Installation shot, © Frank Gerritz, Courtesy Bartha Contemporary Ltd

The square provides a unitary system of measurement for the series of drawings (each rectangle can be divided into two or three squares) establishing proportional relationships, both internal and external. This system relates to early cast-iron sculptures of the 1980s such as the solid cubes of Block I-IV, which were divided into horizontal and vertical planes.

Gerritz first started making drawings in 1989 to be displayed alongside his sculptures, comprising two-dimensional representations of the cube, seen simultaneously from the front, back and sides – which we might now relate to the ubiquitous flat-pack designs of consumer products. Drawing in this way can be seen as a way of conflating the spatial and time-based experience of his sculptures, allowing the viewer to witness an all-over form in ways that are inconceivable in three dimensions.  The square, with its direct relationship to the grid, also implies the presence of an invisible inverse structure within the negative space, highlighting Gerritz’s carefully orchestrated balance of sculptural space within all of his drawings, where volume and emptiness, light and dark, and the object and the body are in constant negotiation.

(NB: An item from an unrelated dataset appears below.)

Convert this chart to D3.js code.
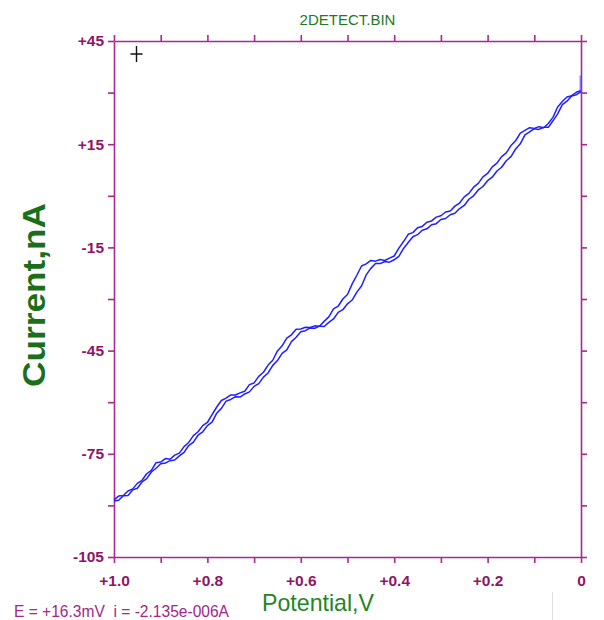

The exhibition continues at Bartha Contemporary, London until July 2, 2016. 


Installation shot, © Frank Gerritz, Courtesy Bartha Contemporary Ltd

Six framed works on paper are mounted on the back walls of the gallery. The same light-refracting modulation of graphite, as seen in the MDF panels, contributes to an overall sense of an ongoing negotiation with ‘real’ space and solid material, illustrating Gerritz’s desire to compress volume and weight from sculpture into drawing.

Each is divided into two sheets, on which a minimal square or rectangular shape is assembled to connect at one edge with an identical form. Energy bristles within the slivers between these points of connection, suggesting potential folds or shifts in aspect, and asserting the presence of volume within the flat image.